Thoroughly Modern Manners - Expressing Thanks


Manners are a sensitive awareness of the feelings of others. If you have that awareness, you have good manners, no matter what fork you use."
—Emily Post
 This has been a week of firsts at Nesty!  On Wednesday I introduced Window to My World, a post topic where I will periodically post a favorite image from my life, along with a quote that speaks to me on some level.  Today, I am starting a new post series called Thoroughly Modern Manners, where I will address specific topics related to manners and etiquette. I'll begin today by addressing the issue of expressing thanks.   The timing couldn't be more perfect, since I have something to say thank you for; my first blog award from Coryanne of Housewife Bliss!
 Dear Mrs.
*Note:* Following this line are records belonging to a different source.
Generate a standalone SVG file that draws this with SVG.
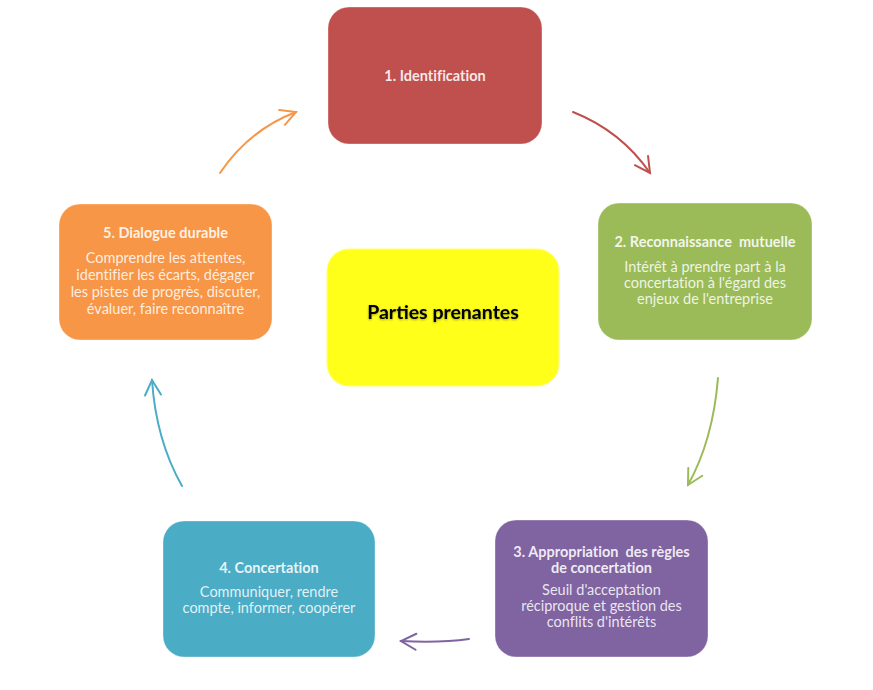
<svg xmlns="http://www.w3.org/2000/svg" width="873" height="690" viewBox="0 0 873 690">
<defs>
<style>
.t{font-family:Lato,"Liberation Sans",sans-serif;font-size:14.5px;font-weight:bold;fill:#fff;fill-opacity:0.88;text-anchor:middle;white-space:pre;font-variant-ligatures:none}
.b{font-family:Lato,"Liberation Sans",sans-serif;font-size:14.5px;fill:#fff;fill-opacity:0.85;text-anchor:middle;font-variant-ligatures:none}
.box{stroke:#fff;stroke-opacity:0.35;stroke-width:1}
.c{fill:none;stroke-width:2;stroke-linecap:round}
</style>
<marker id="mr" markerUnits="userSpaceOnUse" markerWidth="24" markerHeight="24" refX="0" refY="0" viewBox="-18 -12 24 24" orient="auto"><path d="M-15,-8 L0,0 L-15,8" fill="none" stroke="#C0504D" stroke-width="2" stroke-linecap="round"/></marker>
<marker id="mg" markerUnits="userSpaceOnUse" markerWidth="24" markerHeight="24" refX="0" refY="0" viewBox="-18 -12 24 24" orient="auto"><path d="M-15,-8 L0,0 L-15,8" fill="none" stroke="#9BBB59" stroke-width="2" stroke-linecap="round"/></marker>
<marker id="mp" markerUnits="userSpaceOnUse" markerWidth="24" markerHeight="24" refX="0" refY="0" viewBox="-18 -12 24 24" orient="auto"><path d="M-15,-8 L0,0 L-15,8" fill="none" stroke="#8064A2" stroke-width="2" stroke-linecap="round"/></marker>
<marker id="mb" markerUnits="userSpaceOnUse" markerWidth="24" markerHeight="24" refX="0" refY="0" viewBox="-18 -12 24 24" orient="auto"><path d="M-15,-8 L0,0 L-15,8" fill="none" stroke="#4BACC6" stroke-width="2" stroke-linecap="round"/></marker>
<marker id="mo" markerUnits="userSpaceOnUse" markerWidth="24" markerHeight="24" refX="0" refY="0" viewBox="-18 -12 24 24" orient="auto"><path d="M-15,-8 L0,0 L-15,8" fill="none" stroke="#F79646" stroke-width="2" stroke-linecap="round"/></marker>
<filter id="glow" x="-20%" y="-50%" width="140%" height="200%"><feDropShadow dx="0" dy="1" stdDeviation="1.2" flood-color="#000" flood-opacity="0.35"/></filter>
</defs>
<rect width="873" height="690" fill="#fff"/>
<g id="connectors">
<path class="c" d="M573,112 Q621,131 650,173" stroke="#C0504D" marker-end="url(#mr)"/>
<path class="c" d="M718,378 Q713,440 688,485" stroke="#9BBB59" marker-end="url(#mg)"/>
<path class="c" d="M469,639 Q440,643 401,641" stroke="#8064A2" marker-end="url(#mp)"/>
<path class="c" d="M182,486 Q156,440 152,380" stroke="#4BACC6" marker-end="url(#mb)"/>
<path class="c" d="M220,173 Q249,130 296,112" stroke="#F79646" marker-end="url(#mo)"/>
</g>
<g id="node1">
<rect class="box" x="328" y="7" width="214" height="137" rx="21" fill="#C0504D"/>
<text class="t" x="435" y="81">1. Identification</text>
</g>
<g id="node2">
<rect class="box" x="598" y="203" width="214" height="137" rx="21" fill="#9BBB59"/>
<text class="t" x="705" y="247">2. Reconnaissance  mutuelle</text>
<text class="b" x="705" y="272">Intérêt à prendre part à la</text>
<text class="b" x="705" y="288">concertation à l'égard des</text>
<text class="b" x="705" y="304">enjeux de l'entreprise</text>
</g>
<g id="node3">
<rect class="box" x="495" y="520" width="213" height="137" rx="21" fill="#8064A2"/>
<text class="t" x="601.5" y="557">3. Appropriation  des règles</text>
<text class="t" x="601.5" y="573">de concertation</text>
<text class="b" x="601.5" y="595">Seuil d'acceptation</text>
<text class="b" x="601.5" y="611">réciproque et gestion des</text>
<text class="b" x="601.5" y="627">conflits d'intérêts</text>
</g>
<g id="node4">
<rect class="box" x="163" y="521" width="212" height="136" rx="21" fill="#4BACC6"/>
<text class="t" x="269" y="573">4. Concertation</text>
<text class="b" x="269" y="597">Communiquer, rendre</text>
<text class="b" x="269" y="613">compte, informer, coopérer</text>
</g>
<g id="node5">
<rect class="box" x="59" y="204" width="213" height="136" rx="21" fill="#F79646"/>
<text class="t" x="165.5" y="238">5. Dialogue durable</text>
<text class="b" x="165.5" y="263">Comprendre les attentes,</text>
<text class="b" x="165.5" y="280">identifier les écarts, dégager</text>
<text class="b" x="165.5" y="297">les pistes de progrès, discuter,</text>
<text class="b" x="165.5" y="314">évaluer, faire reconnaître</text>
</g>
<g id="center">
<rect x="327" y="249" width="232" height="137" rx="22" fill="#FFFF1A" stroke="#FFFF80" stroke-width="1"/>
<text x="443" y="319" font-family="Lato,'Liberation Sans',sans-serif" font-size="19.5" font-weight="bold" fill="#000" text-anchor="middle" filter="url(#glow)">Parties prenantes</text>
</g>
</svg>
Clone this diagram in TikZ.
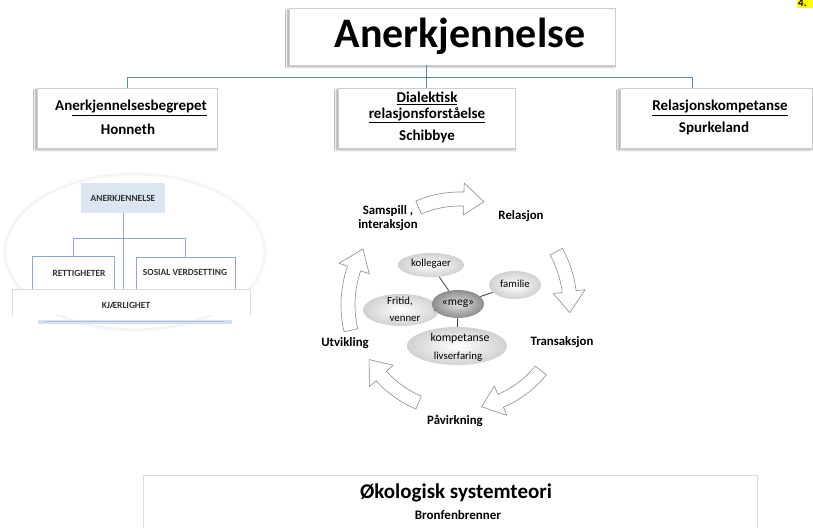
\documentclass[tikz,border=0pt]{standalone}
\usepackage{fontspec}
\setmainfont{Carlito}
\usetikzlibrary{shadows.blur,shapes.geometric}
\definecolor{linkblue}{RGB}{96,136,176}
\definecolor{paleblue}{RGB}{220,230,242}
\definecolor{boxblue}{RGB}{140,168,202}
\definecolor{frame}{RGB}{205,205,205}
\definecolor{ecoframe}{RGB}{212,220,232}
\definecolor{hl}{RGB}{255,255,0}
\tikzset{
  topbox/.style={draw=frame, fill=white, line width=0.6pt, inner sep=0pt,
    blur shadow={shadow xshift=-1.5pt, shadow yshift=-2pt, shadow blur steps=6, shadow opacity=35}},
  link/.style={draw=linkblue, line width=0.7pt},
  headtext/.style={font=\bfseries\fontsize{15}{17}\selectfont, align=center, inner sep=0pt},
  capsbox/.style={draw=boxblue, fill=white, line width=0.8pt, inner sep=0pt},
  capstext/.style={font=\bfseries\fontsize{9.4}{11}\selectfont, text=black!80, inner sep=0pt},
  blockarrow/.style={draw=black!45, fill=white, line width=0.6pt, line join=round},
  cyclabel/.style={font=\bfseries\fontsize{12.8}{14}\selectfont, align=center, inner sep=0pt},
  bubble/.style={ellipse, shading=radial, inner color=white, outer color=black!18, inner sep=0pt},
  bubtext/.style={font=\fontsize{10.8}{12}\selectfont, inner sep=0pt},
  spoke/.style={draw=black!75, line width=0.8pt}
}
% curved block arrow around the cycle centre: start angle, end angle, radius
\newcommand\cycarrow[3]{%
  \pgfmathsetmacro\headbase{#2+11}%
  \draw[blockarrow] ({#1}:{#3+7}) arc[start angle=#1, end angle=\headbase, radius=#3+7]
    -- ({\headbase}:{#3+16}) -- ({#2}:{#3}) -- ({\headbase}:{#3-16}) -- ({\headbase}:{#3-7})
    arc[start angle=\headbase, end angle=#1, radius=#3-7] -- cycle;}
\begin{document}
\begin{tikzpicture}[x=1pt,y=1pt]
\useasboundingbox (0,0) rectangle (813,527);
\fill[white] (0,0) rectangle (813,527);

% corner page marker
\fill[hl] (797,519) rectangle (813,527);
\node[anchor=base west, font=\bfseries\fontsize{11}{12}\selectfont, inner sep=0pt] (mark) at (798,520) {4.};

% title
\node[topbox, minimum width=326, minimum height=57] (title) at (452,490.5) {};
\node[font=\bfseries\fontsize{42}{44}\selectfont, inner sep=0pt] (titletext) at (460,491) {Anerkjennelse};

% three theory boxes
\node[topbox, minimum width=180, minimum height=60] (box1) at (127,409) {};
\node[topbox, minimum width=177, minimum height=60] (box2) at (426.5,409) {};
\node[topbox, minimum width=192, minimum height=60] (box3) at (716,409) {};
\coordinate (b3top) at (692,439);

\node[headtext] (t1a) at (131,419) {An\underline{erkjennelsesbegrepet}};
\node[headtext] (t1b) at (128,398) {Honneth};
\node[headtext] (t2a) at (427,429) {\underline{Dialektisk}};
\node[headtext] (t2b) at (427,412) {\underline{relasjonsforståelse}};
\node[headtext] (t2c) at (427,391) {Schibbye};
\node[headtext] (t3a) at (720,419) {\underline{Relasjonskompetanse}};
\node[headtext] (t3b) at (714,399) {Spurkeland};

% tree connectors
\draw[link] (box1.north) |- (b3top |- 0,450) -- (b3top);
\draw[link] (title.south -| box2.north) -- (box2.north);

% recognition model, left
\draw[black!4, line width=3pt] (135,275) ellipse[x radius=130, y radius=78];
\node[fill=paleblue, minimum width=84, minimum height=30, inner sep=0pt] (anerk) at (123,329) {};
\node[capstext] (anerktext) at (123,329) {ANERKJENNELSE};
\node[capsbox, minimum width=82, minimum height=33] (rett) at (73,254.5) {};
\node[capstext] (retttext) at (79,254) {RETTIGHETER};
\node[capsbox, minimum width=99, minimum height=32] (sosial) at (185.5,254) {};
\node[capstext] (sosialtext) at (185,255) {SOSIAL VERDSETTING};
\draw[black!14, line width=0.6pt, fill=white] (12,212) -- (12,238) -- (250,238) -- (250,212);
\draw[linkblue!25, line width=4pt] (38,205) -- (232,205);
\draw[linkblue!50, line width=1.5pt] (45,205.5) -- (225,205.5);
\node[capstext] (kjaer) at (126,222) {KJÆRLIGHET};
\coordinate (bandtop) at (123,238);
\draw[link, draw=boxblue] (anerk.south) -- (bandtop);
\draw[link, draw=boxblue] (rett.north) -- ++(0,17) -| (sosial.north);

% interaction cycle
\begin{scope}[shift={(460,222)}]
\cycarrow{113}{77}{106}
\cycarrow{29}{-4}{110}
\cycarrow{-39}{-78}{104}
\cycarrow{-113}{-149}{106}
\cycarrow{193}{150}{112}
\end{scope}

\node[cyclabel] (samspill) at (388,316) {Samspill ,};
\node[cyclabel] (inter) at (388,302) {interaksjon};
\node[cyclabel] (relasjon) at (521,311) {Relasjon};
\node[cyclabel] (trans) at (562,185) {Transaksjon};
\node[cyclabel] (pavirk) at (455,106) {Påvirkning};
\node[cyclabel] (utvik) at (345,184) {Utvikling};

% the person and its contexts
\node[bubble, minimum width=100, minimum height=38] (komp) at (457,181) {};
\node[bubble, minimum width=76, minimum height=32] (fritid) at (401,217) {};
\node[bubble, minimum width=66, minimum height=24] (koll) at (431,262) {};
\node[bubble, minimum width=52, minimum height=28] (fam) at (515,242) {};
\draw[spoke] (fritid.east) ++(-5,0) -- ++(6,0);
\node[ellipse, shading=radial, inner color=black!12, outer color=black!45, minimum width=52, minimum height=28, inner sep=0pt] (meg) at (458,223) {};
\draw[spoke] (koll) -- (meg);
\draw[spoke] (fam) -- (meg);
\draw[spoke] (meg) -- (komp);

\node[bubtext] (kolltext) at (431,263) {kollegaer};
\node[bubtext] (famtext) at (515,243) {familie};
\node[bubtext] (fritid1) at (400,226) {Fritid,};
\node[bubtext] (fritid2) at (405,208) {venner};
\node[bubtext, font=\fontsize{11.5}{13}\selectfont] (megtext) at (458,223) {«meg»};
\node[bubtext, font=\fontsize{11.8}{13}\selectfont] (komp1) at (460,189) {kompetanse};
\node[bubtext] (komp2) at (458,170) {livserfaring};

% ecological systems theory
\node[draw=ecoframe, fill=white, line width=1pt, minimum width=614, minimum height=59, inner sep=0pt] (eco) at (450,21.5) {};
\node[font=\bfseries\fontsize{21}{24}\selectfont, inner sep=0pt] (ecotitle) at (456,34) {Økologisk systemteori};
\node[font=\bfseries\fontsize{13}{15}\selectfont, inner sep=0pt] (ecoauthor) at (458,12) {Bronfenbrenner};
\end{tikzpicture}
\end{document}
Bliss,
When I visited your blog yesterday, I was delighted to discover that you had honored me with an award.  Please accept my sincerest thanks.  This is my first blog award, and I am so excited!  I had a wonderful time deciding which award to choose.  The blog button will make today's post look so festive and pretty.
Again, thank you so much!
Sincerely,
Nesty Girl
 You can check out Coryanne's post, Blissful Awards and the Bliss Top Ten here.  As part of accepting my award, I am supposed to tell you something about myself.  I thought about rattling off my usual list of who I am and what I do, but those of you who follow my blog already know all of that (If you're new you can read about it here).  So here is a new fact about the Nesty Girl; I used to take kickboxing lessons.  I trained for a few years and I have a great right roundhouse kick.  I miss it a lot, and would love the chance to train again.  I found my old hand wraps the other day (we had different colours for different levels) and it's been on my mind, so it was kind of funny that we were asked to share something about ourselves!

And now for my post!


"Manners" and "etiquette" are sadly in short supply of late.  For the life of me, I'm not sure how this happened. As children, my sisters and I were schooled in good manners by our mother, and it seemed that these social graces were observed by most of our relatives and friends.  So it has been very strange for me to observe the decline of manners.  In fact, even the basics of "please" and "thank you" are so rare that when you hear them, it's a treat.  

Of course, not everyone is without courtesy, and there are still those who are trying with all their might to make a difference in a world gone rude, and to you, our sincere thanks.  (For a great post about refreshingly well-behaved kids, please check out Pattycake Manner's post Good Kids.)  It is my sincere belief that, just as children develop good manners through repetition, bad manners are the result of bad habits.  In a world that goes way too fast, apparently it simply takes too much time to make the effort to do things nicely.  Why write a thank you note when you can text "tks?"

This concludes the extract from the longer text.